TASK DESCRIPTION: Below are records; work out how many of their lines hold the string "with" and give that number alone.
* BEGIN RECORDED DATA *
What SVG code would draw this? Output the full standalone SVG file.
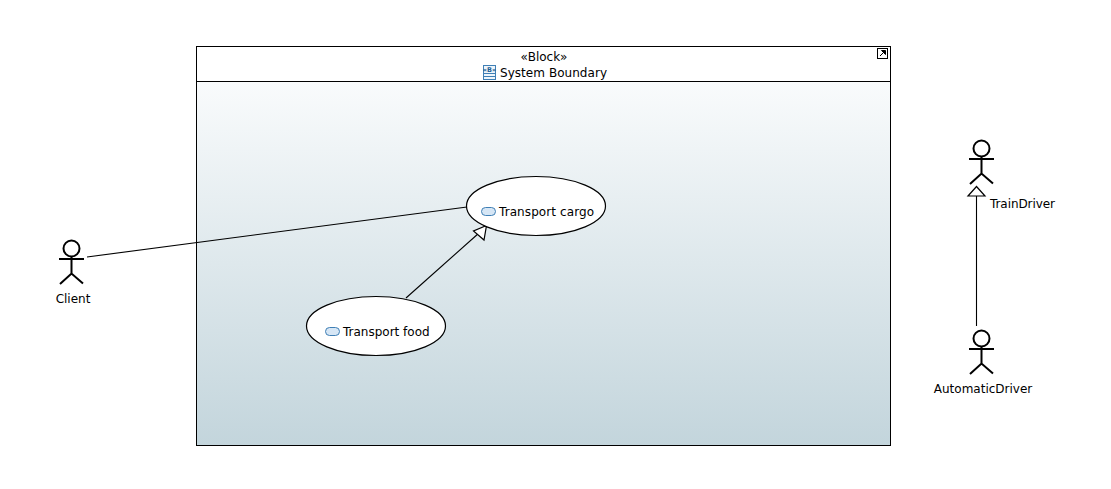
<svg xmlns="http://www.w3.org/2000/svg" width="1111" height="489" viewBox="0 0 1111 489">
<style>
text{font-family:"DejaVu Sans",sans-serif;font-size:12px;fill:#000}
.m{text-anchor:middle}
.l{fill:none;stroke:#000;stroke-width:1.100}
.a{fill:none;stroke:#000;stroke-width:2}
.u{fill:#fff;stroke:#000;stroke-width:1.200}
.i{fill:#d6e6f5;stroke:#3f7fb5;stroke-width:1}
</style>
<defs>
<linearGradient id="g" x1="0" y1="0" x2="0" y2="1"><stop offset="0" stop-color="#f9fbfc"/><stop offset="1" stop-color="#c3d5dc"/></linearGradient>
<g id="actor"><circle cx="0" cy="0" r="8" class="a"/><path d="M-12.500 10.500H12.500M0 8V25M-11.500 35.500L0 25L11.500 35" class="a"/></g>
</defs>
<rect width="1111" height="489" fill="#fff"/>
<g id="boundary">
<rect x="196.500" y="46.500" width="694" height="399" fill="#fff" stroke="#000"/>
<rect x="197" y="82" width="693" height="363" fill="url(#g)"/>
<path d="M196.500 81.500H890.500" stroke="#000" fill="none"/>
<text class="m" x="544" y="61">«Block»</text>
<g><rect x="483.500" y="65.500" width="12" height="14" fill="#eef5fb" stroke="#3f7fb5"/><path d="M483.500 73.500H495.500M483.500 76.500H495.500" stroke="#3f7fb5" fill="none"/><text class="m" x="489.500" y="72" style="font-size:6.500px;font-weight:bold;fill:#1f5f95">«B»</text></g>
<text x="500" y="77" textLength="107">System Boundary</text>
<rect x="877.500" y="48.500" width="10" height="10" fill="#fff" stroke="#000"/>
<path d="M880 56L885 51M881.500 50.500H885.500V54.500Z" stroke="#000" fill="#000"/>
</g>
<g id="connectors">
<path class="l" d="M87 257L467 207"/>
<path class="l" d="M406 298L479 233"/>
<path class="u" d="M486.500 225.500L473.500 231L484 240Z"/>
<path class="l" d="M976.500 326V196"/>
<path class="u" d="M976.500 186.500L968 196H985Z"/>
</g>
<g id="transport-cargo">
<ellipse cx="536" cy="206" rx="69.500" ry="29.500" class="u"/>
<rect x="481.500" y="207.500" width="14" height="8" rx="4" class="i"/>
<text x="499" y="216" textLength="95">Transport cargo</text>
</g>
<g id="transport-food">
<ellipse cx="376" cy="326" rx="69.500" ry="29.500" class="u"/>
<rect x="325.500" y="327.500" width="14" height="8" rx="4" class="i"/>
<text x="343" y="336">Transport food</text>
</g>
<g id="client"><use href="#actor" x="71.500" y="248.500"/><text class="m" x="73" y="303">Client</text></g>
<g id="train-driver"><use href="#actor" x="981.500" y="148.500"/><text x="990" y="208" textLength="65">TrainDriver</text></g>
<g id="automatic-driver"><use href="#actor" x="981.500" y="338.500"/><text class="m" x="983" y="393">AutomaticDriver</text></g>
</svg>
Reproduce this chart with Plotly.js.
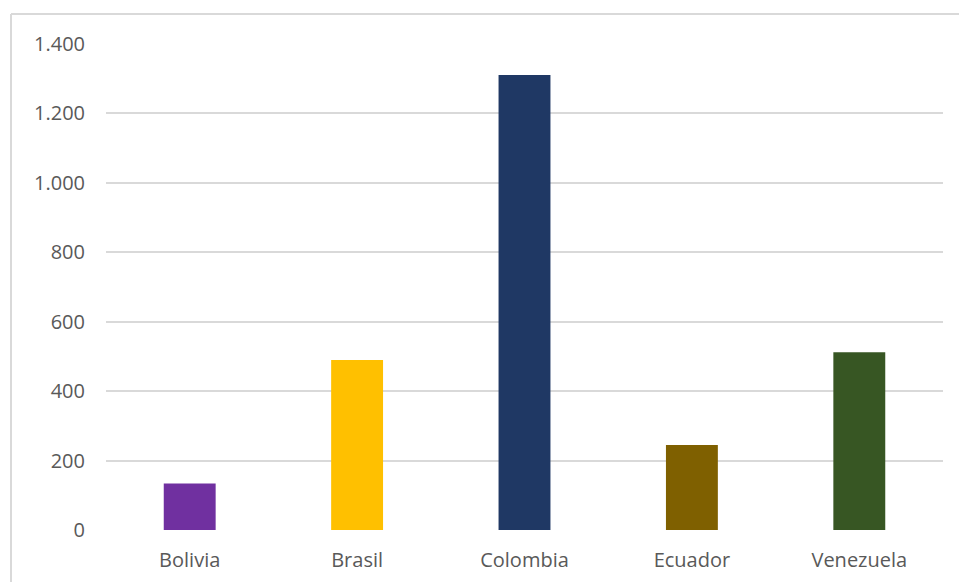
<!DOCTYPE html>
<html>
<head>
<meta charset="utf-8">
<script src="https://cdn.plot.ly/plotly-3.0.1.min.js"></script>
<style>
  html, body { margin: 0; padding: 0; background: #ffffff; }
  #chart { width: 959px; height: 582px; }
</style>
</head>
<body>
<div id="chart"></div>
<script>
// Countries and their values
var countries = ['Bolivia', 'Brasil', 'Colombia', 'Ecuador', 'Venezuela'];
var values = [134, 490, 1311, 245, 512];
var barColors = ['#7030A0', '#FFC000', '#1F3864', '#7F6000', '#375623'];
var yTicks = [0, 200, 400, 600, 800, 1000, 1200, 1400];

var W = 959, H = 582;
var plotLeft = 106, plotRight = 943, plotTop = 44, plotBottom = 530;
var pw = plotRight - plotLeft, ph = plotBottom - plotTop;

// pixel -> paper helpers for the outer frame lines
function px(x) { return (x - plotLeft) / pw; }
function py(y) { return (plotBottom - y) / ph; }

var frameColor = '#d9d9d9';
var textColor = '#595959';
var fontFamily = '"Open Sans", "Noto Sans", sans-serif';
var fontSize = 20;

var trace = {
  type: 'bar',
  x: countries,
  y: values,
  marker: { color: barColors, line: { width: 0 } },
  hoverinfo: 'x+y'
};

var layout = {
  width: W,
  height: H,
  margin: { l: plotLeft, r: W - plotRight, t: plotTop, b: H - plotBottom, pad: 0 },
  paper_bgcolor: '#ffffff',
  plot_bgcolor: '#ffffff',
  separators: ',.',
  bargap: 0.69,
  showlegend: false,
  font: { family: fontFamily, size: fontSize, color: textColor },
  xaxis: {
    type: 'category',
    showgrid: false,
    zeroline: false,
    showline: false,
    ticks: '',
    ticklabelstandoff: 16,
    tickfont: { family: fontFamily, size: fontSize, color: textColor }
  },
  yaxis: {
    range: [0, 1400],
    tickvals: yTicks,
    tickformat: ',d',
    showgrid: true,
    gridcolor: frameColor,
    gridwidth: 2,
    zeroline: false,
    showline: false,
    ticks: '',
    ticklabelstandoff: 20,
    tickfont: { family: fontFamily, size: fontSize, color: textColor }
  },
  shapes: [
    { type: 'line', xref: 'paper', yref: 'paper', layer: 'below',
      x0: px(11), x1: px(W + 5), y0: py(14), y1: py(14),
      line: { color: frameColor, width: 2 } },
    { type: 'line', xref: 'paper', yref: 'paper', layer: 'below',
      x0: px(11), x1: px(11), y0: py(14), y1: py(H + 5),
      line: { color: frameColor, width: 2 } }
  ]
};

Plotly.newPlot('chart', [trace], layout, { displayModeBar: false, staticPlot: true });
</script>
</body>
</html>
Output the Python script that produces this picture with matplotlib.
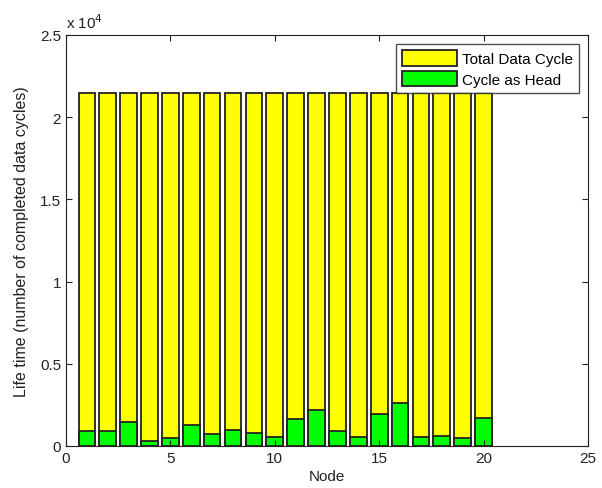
* END RECORDED DATA *
THE RESPONSE: 2